También es cierto que los amos de las prisiones de tránsito, recordando que el trabajo hace al hombre y que al criminal sólo se le corrige por el trabajo, utilizan a veces esta mano de obra, yacente y de paso, ya sea porque hay tareas suplementarias o porque se procuran brazos que refuercen sus ingresos por otros medios.
Antes de la guerra, en esta misma prisión de tránsito de Kotlás, el trabajo no era más suave que en los campos. En un día de invierno, seis o siete presos extenuados, enganchados con arreos a un remolque-trineo para tractor (!), debían arrastrarlo doce kilómetros por el Dvina hasta la desembocadura del Vychegda. Se encenagaban, caían en la nieve, se atoraba el trineo. ¡Al parecer, era imposible idear un trabajo más agotador! Pues resulta que no era en esto en lo que consistía el trabajo, sino que se trataba de un ejercicio para desentumecerse. Al llegar a la desembocadura del Vychegda debían cargar en el remolque diez metros cúbicos de leña, y arrastrar el trineo hasta la prisión —¡hogar, dulce hogar!— con el mismo tiro, ni un solo hombre más. (Repin se nos fue y a los nuevos pintores ya no les parece éste un tema pictórico, sería un burdo apunte del natural.) ¡Así que no me hablen de los campos! Antes de llegar a los campos ya habremos estirado la pata. (En estos trabajos hacía de jefe de cuadrilla Kolupayev; y de remonta de caballos, el ingeniero eléctrico Dmitriev, el teniente coronel de intendencia Beliá-yev, nuestro antiguo conocido Vasili Vlásov y otros más que ya no es posible recordar.)

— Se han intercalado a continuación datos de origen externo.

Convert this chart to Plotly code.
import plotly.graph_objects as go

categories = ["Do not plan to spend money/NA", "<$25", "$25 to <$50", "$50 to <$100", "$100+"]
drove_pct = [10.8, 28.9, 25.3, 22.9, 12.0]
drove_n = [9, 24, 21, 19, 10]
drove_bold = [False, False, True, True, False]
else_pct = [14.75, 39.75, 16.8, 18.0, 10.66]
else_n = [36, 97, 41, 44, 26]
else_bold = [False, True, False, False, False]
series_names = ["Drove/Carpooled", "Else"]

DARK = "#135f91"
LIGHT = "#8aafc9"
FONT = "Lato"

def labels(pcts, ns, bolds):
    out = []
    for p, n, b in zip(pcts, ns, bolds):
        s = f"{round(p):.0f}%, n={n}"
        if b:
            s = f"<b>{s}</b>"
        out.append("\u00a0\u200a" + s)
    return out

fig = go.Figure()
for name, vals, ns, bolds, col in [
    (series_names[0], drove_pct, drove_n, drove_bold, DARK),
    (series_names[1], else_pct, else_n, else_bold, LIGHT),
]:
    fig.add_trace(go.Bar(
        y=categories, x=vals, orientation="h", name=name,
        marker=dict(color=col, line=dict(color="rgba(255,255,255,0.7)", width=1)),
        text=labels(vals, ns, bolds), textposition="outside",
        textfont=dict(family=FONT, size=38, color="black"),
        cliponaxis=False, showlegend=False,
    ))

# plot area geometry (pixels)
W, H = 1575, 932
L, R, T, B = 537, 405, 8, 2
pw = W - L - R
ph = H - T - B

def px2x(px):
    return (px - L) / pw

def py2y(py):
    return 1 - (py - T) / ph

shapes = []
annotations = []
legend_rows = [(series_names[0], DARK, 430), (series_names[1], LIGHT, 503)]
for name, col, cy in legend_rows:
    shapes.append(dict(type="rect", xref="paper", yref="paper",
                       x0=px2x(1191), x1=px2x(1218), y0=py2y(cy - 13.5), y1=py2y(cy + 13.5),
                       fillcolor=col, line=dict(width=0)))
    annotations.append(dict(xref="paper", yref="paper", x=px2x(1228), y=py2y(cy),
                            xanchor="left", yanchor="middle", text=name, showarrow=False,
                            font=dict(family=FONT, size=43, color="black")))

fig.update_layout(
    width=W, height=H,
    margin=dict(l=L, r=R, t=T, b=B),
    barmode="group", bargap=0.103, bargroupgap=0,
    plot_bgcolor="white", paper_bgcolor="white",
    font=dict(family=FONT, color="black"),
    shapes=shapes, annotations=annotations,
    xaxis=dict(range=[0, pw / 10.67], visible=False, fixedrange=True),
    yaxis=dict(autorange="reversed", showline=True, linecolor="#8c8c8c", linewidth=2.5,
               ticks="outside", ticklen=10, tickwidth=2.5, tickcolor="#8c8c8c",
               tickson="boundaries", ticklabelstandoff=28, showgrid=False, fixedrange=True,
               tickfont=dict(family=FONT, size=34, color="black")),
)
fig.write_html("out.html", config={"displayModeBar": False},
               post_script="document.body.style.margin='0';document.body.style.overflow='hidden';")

Durante la guerra, en la prisión de tránsito de Arzamás agasajaban a los presos con hojas de remolacha, pero a cambio de ello, el trabajo había tomado carta permanente. Había talleres de costura y de abatanado para la fabricación de botas (trataban la lana en una mezcla de agua caliente y ácidos).
En el verano de 1945, en Krásnaya Presnia nos ofrecíamos voluntarios para el trabajo con tal de salir de aquellas celdas sofocantes y enrarecidas; por gozar del derecho a respirar aire puro el día entero; por poder sentarnos sin prisas ni impedimentos en la plácida cabaña de tablas que servía de retrete (¡vean qué estímulo más eficaz y sin embargo qué pocas veces lo tienen en cuenta!) recalentado por el sol de agosto (eran los días de Potsdam y de Hiroshima), [284]atento al pacífico zumbido de una abeja solitaria; por fin, por el derecho a recibir cien gramos más de pan al acabar la jornada. Nos conducían hasta un muelle en el río Moskva donde se descargaba madera. Debíamos coger los troncos de una pila, arrastrarlos hasta otra y amontonarlos de nuevo. El jornal no compensaba en modo alguno las fuerzas que gastábamos, y sin embargo disfrutábamos con ello.
A menudo hay recuerdos de mis años jóvenes que me hacen enrojecer (años que pasaron en el Gulag). Pero siempre podemos aprender de nuestro pesar. Habían bastado dos años de mimar y mecer sobre mis hombros los galones de oficial para que mi huero costillar se llenara de un ponzoñoso polvo dorado. En aquel muelle de carga fluvial —también un pequeño campo penitenciario, con su zona cercada y sus torres alrededor—, nosotros éramos forasteros de paso, obreros temporeros, y no había conversación ni rumor alguno que pudiera hacernos pensar que fuéramos a permanecer en aquel campo a cumplir condena. No obstante, cuando nos formaron por primera vez y el capataz recorrió la fila buscando con la mirada a los que iban a ser —provisionalmente— jefes de cuadrilla, mi nimio corazón batía como si quisiera saltárseme de aquella camiseta militar de lanilla: ¡A mí! ¡A mí! ¡Escógeme a mí!
No me escogieron. ¿Pero por qué lo deseaba? En realidad, no me habría servido más que para acumular nuevos errores vergonzosos.